The doctors say further research is needed
They gave six people who were HIV positive statins for one month.
They found that levels of the virus dropped while they were taking the drug. They rose when they stopped taking it.
Writing in the Journal of Experimental Medicine, the doctors said statins could be a new and relatively cheap weapon against the disease.
Millions of people around the world take statins. The drugs are given to people with high cholesterol to reduce their risks of heart disease. They stop the liver from producing cholesterol.
Dr Gustavo del Real and colleagues at the Spanish Council for Scientific Research tested the drugs in their laboratory.
They found that the drugs appeared to stop the HIV virus from infecting healthy cells.
The virus was unable to open up the membrane around the cells. It was also unable to get out of infected cells.
Subsequent tests on mice suggested they may help to slow down the disease.
The doctors say the results of this small-scale trial on patients is promising.
"Our results indicate that statins might be suitable anti-retroviral drugs for more accessible Aids treatment," they wrote.
They said further research is needed to see if statins really could be a new weapon against the disease.
"The data suggest that statins can inhibit HIV-1 replication in chronically infected individuals and support future clinical studies of statins as possible anti-retroviral agents."
Recent studies have suggested that statins could help people with various diseases, ranging from Alzheimer's to cancer.
The UK government recently announced plans to allow patients to buy statins over-the-counter in pharmacies.

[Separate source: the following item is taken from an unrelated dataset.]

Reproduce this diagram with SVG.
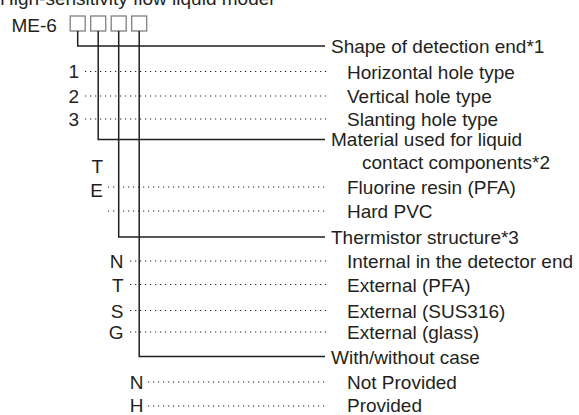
<svg xmlns="http://www.w3.org/2000/svg" width="579" height="415" viewBox="0 0 579 415">
<style>
text{font-family:"Liberation Sans",Arial,sans-serif;font-size:19px;fill:#231f20}
.code{text-anchor:end}
.solid{fill:none;stroke:#231f20;stroke-width:1.5}
.dot{fill:none;stroke:#231f20;stroke-width:1.2;stroke-dasharray:1.2 3.8}
.box{fill:#fff;stroke:#808080;stroke-width:1.3}
</style>
<rect width="579" height="415" fill="#fff"/>
<text x="0" y="5" font-size="20">High-sensitivity flow liquid model</text>
<g id="model">
<text x="11.5" y="31.5" font-size="21">ME-6</text>
<rect class="box" x="70.2" y="16" width="15" height="15"/>
<rect class="box" x="90.7" y="16" width="15" height="15"/>
<rect class="box" x="111.2" y="16" width="15" height="15"/>
<rect class="box" x="131.7" y="16" width="15" height="15"/>
</g>
<g id="connectors">
<path class="dot" d="M85 71.5H328M85 96H328M85 119H328"/>
<path class="dot" d="M108 187H328M108 211H328"/>
<path class="dot" d="M130 261H328M130 284.5H328M130 310.5H328M130 332H328"/>
<path class="dot" d="M148 382H328M148 406H328"/>
<path class="solid" d="M77.7 31V46H325"/>
<path class="solid" d="M98.2 31V139.5H325"/>
<path class="solid" d="M118.7 31V237H325"/>
<path class="solid" d="M139.2 31V356.5H325"/>
</g>
<g id="shape">
<text x="331" y="52.5">Shape of detection end*1</text>
<text class="code" x="79" y="78">1</text>
<text x="347" y="78.5">Horizontal hole type</text>
<text class="code" x="79" y="102.5">2</text>
<text x="347" y="103">Vertical hole type</text>
<text class="code" x="79" y="125.5">3</text>
<text x="347" y="126">Slanting hole type</text>
</g>
<g id="material">
<text x="331" y="146">Material used for liquid</text>
<text x="362" y="169">contact components*2</text>
<text class="code" x="103" y="172.5">T</text>
<text class="code" x="103" y="196.5">E</text>
<text x="347" y="194">Fluorine resin (PFA)</text>
<text x="347" y="218">Hard PVC</text>
</g>
<g id="thermistor">
<text x="331" y="244">Thermistor structure*3</text>
<text class="code" x="123.5" y="268">N</text>
<text x="347" y="268">Internal in the detector end</text>
<text class="code" x="123.5" y="291.5">T</text>
<text x="347" y="291.5">External (PFA)</text>
<text class="code" x="123.5" y="317.5">S</text>
<text x="347" y="317.5">External (SUS316)</text>
<text class="code" x="123.5" y="339">G</text>
<text x="347" y="339">External (glass)</text>
</g>
<g id="case">
<text x="331" y="363.5">With/without case</text>
<text class="code" x="143.5" y="389">N</text>
<text x="347" y="389">Not Provided</text>
<text class="code" x="143.5" y="412">H</text>
<text x="347" y="412">Provided</text>
</g>
</svg>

Up until now, only those with doctor's prescriptions have been allowed to buy them.
Professor Brain Gazzard, director of HIV research at Chelsea and Westminster NHS Trust in London, described the latest findings as interesting.
"Statins do interfere with the ability of HIV to get into the cell," he told BBC News Online.
"Whether or not that translates into a potential treatment remains to be seen. But these findings are interesting."